Why a game in which a ball is mostly carried and thrown is called football, obviously defies any European’s logic. Football over there is definitely always played by your feet respectively legs only, and any involvement of your hands, even involuntarily, earns you a penalty – unless you are the goalie, of course. Also, football in Europe is definitely not a contact sport. A tackle ending up in a heap containing half of the opponent’s team would definitely get anybody involved booted to the side lines. And the coach would be fired.
No worries, I totally understand the difference between American football and what you call soccer over here. I never went to any big soccer games in Germany (I only watched some local teams), but I played it myself fairly well as a kid, and I certainly knew the rules well enough to be asked to become one of the sports reporters at my first job as a freelance journalist. I didn’t know the rules of American football half as well, but there were a couple of years when I actually went to see the Stuttgart Scorpions pull off some fairly good games in their stadium. I always went alone. The bleachers of the home team were usually only filled by half, the guests’ bleachers were even a sorer sight. But the music was good, the family picnic atmosphere friendly, and after the game you usually got a chance to mingle with the players. I loved the peacefulness. There were never any police or security to guard such a game though the team were playing first German league at the time – unthinkable when it came to soccer games on a national level.
Back then, I knew every German soccer national team’s player’s name and some of the Stuttgart Scorpions team’s too. Ever since I moved over here, that has changed a lot. I know more about what’s going on in the NFL than in the German Bundesliga. I know that soccer is slowly growing over here. But that’s pretty much it. Long story short – I have never been such a sports fan that I wore team colors anywhere. Not in Germany. Not over here.
But, of course, you cannot entirely escape the frenzy of a big Game Day, even if you are not that much into it. For one – you better know when there is a game on at home, as you might end up in traffic jams in the area or run into slightly over-excited drivers after the game. And a second reason – if you want to have some good German sausages on such a day you better preorder at the German deli around the corner as they are a big deal at tailgating parties. (And anybody who has ever had a German sausage or bratwurst will know what I’m talking about.)
What I definitely don’t want to escape from is Super Bowl Sunday, though. Even when the Seattle Seahawks haven’t made it into the game. It doesn’t matter – there it is again, this wonderful atmosphere of a happy family picnic. Okay, some will be happier than others. I know some fans whose team has made it to the finals again. I keep thinking of the kid that always got to sit on the one and only swing in the playground and hogged it. Which makes me route for the underdog who has to brave the situation.

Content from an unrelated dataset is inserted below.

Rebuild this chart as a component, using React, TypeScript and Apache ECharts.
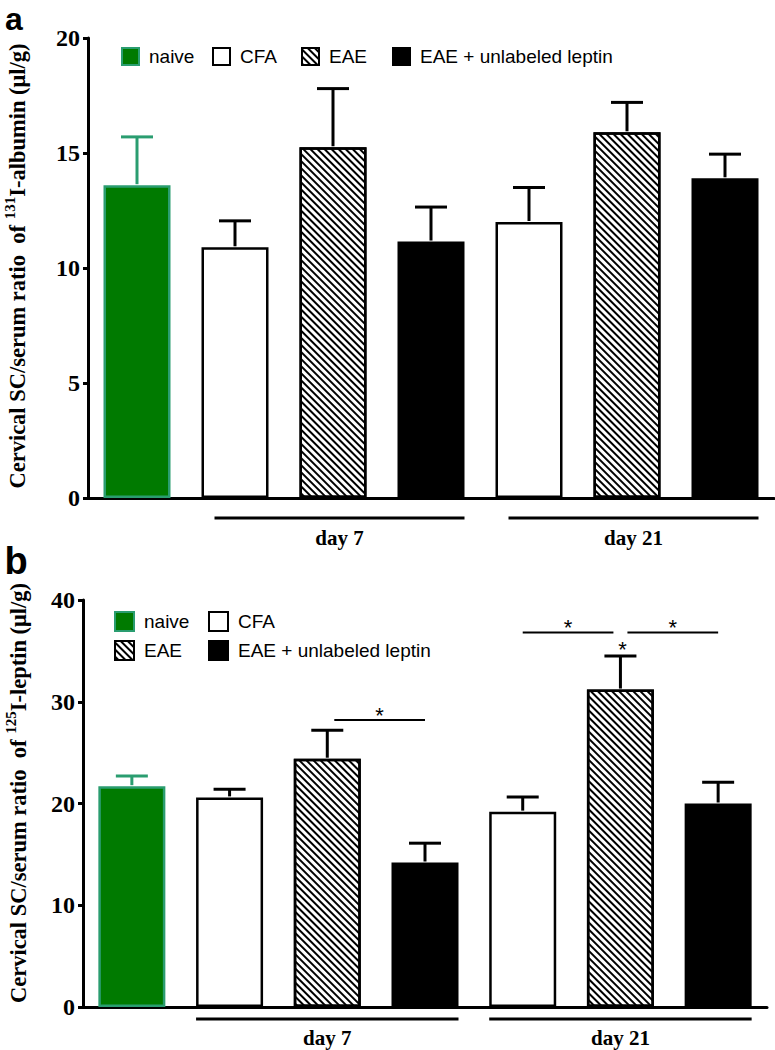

We have shared the fun of Super Bowl parties at some friends’ home. We have watched the game at a local pub. We have watched it at home, snack bowls in our laps and cheering the screen. We have even gone to a Seahawks parade when they brought home a Super Bowl win. I had to stand tip-toes to see anything over the smartphones held up high in front of me, and boy, I was so cold after the event that it took me the rest of the day and some supersized bowls of hot soup to get warm again. (Does anybody know why Super Bowl Sunday has to happen during the coldest of winter season, by the way? I expect no answer – this is simply rhetoric.)
This upcoming Sunday is another Super Bowl day with another underdog playing the obvious favorite. You know whom I’m routing for. In any case: May the better team win!